By Praveen Paramasivam
(Reuters) – Rockwell Automation is mulling expanding its technology workforce and opening more factories to boost manufacturing in India, a senior executive said on Wednesday, days after unveiling plans to construct a plant in the southern state of Tamil Nadu.
The industrial automation equipment maker, which completed 40 years in India in 2023, counts many manufacturing giants, including Reliance Industries, Mahindra Group and MRF, as its customers.
“We see India as a technology hub for our current and future product development, hardware and software,” Rockwell Asia Pacific Regional President Scott Wooldridge told Reuters on Wednesday.

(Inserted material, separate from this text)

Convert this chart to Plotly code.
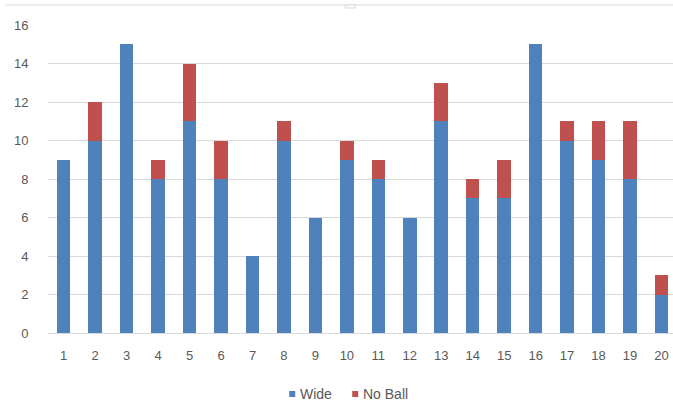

Rockwell, which currently employs 4,500 people and has a majority of its Indian tech workers in Noida, Pune and Bengaluru, also plans to sharpen its focus on hardware and software product development by hiring more people for its technology centers.

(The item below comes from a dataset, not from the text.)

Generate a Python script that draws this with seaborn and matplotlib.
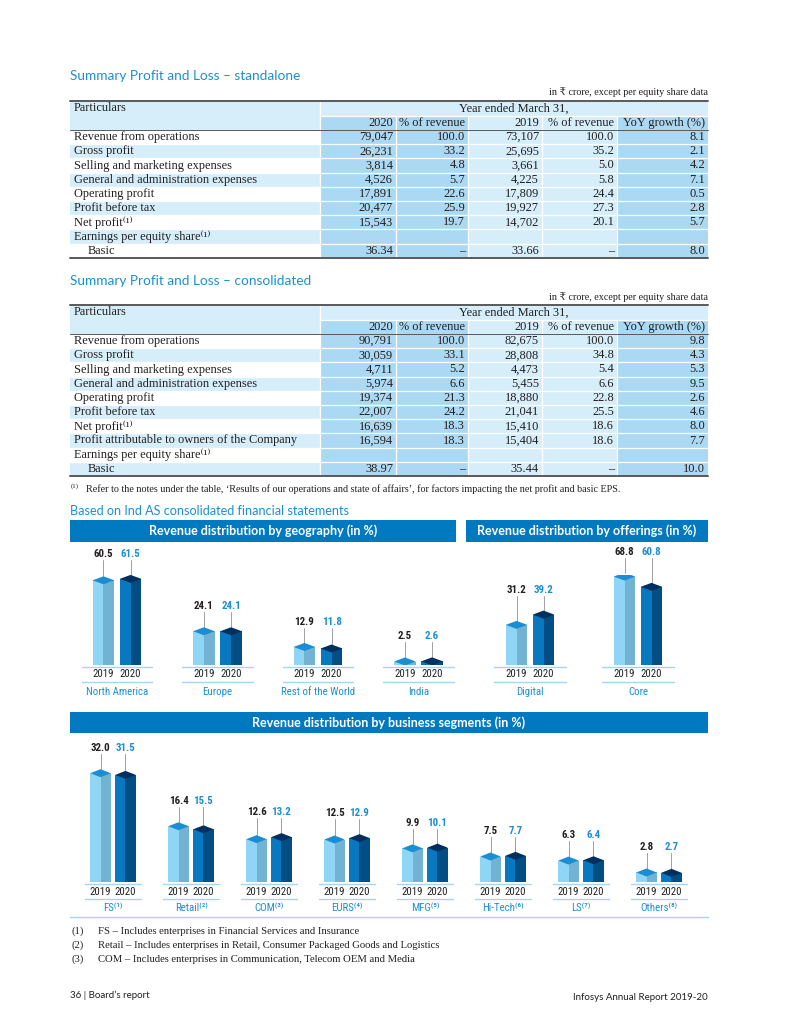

“We’d continue to expand at a similar rate to what we’ve expanded the last five or six years, where we went from 500 to 3,500,” Wooldridge said.
Rockwell’s plan comes at a time when Indian IT majors are going slow on hiring due to clients cutting back spending and deferring projects due to macroeconomic challenges.
Last week, Rockwell, which has products that are deployed in a range of manufacturing sectors including tyremaking machines and vaccine production lines, said it would open a factory in the city of Chennai in Tamil Nadu.
Rockwell has plans to open more factories in India, which is benefiting from global manufacturers vying to expand their production footprint beyond China.
“We see (the Chennai plant) as a start of a manufacturing campus strategy … We’re looking for the opportunity to build more manufacturing capacity and move more products to India,” Woolridge said.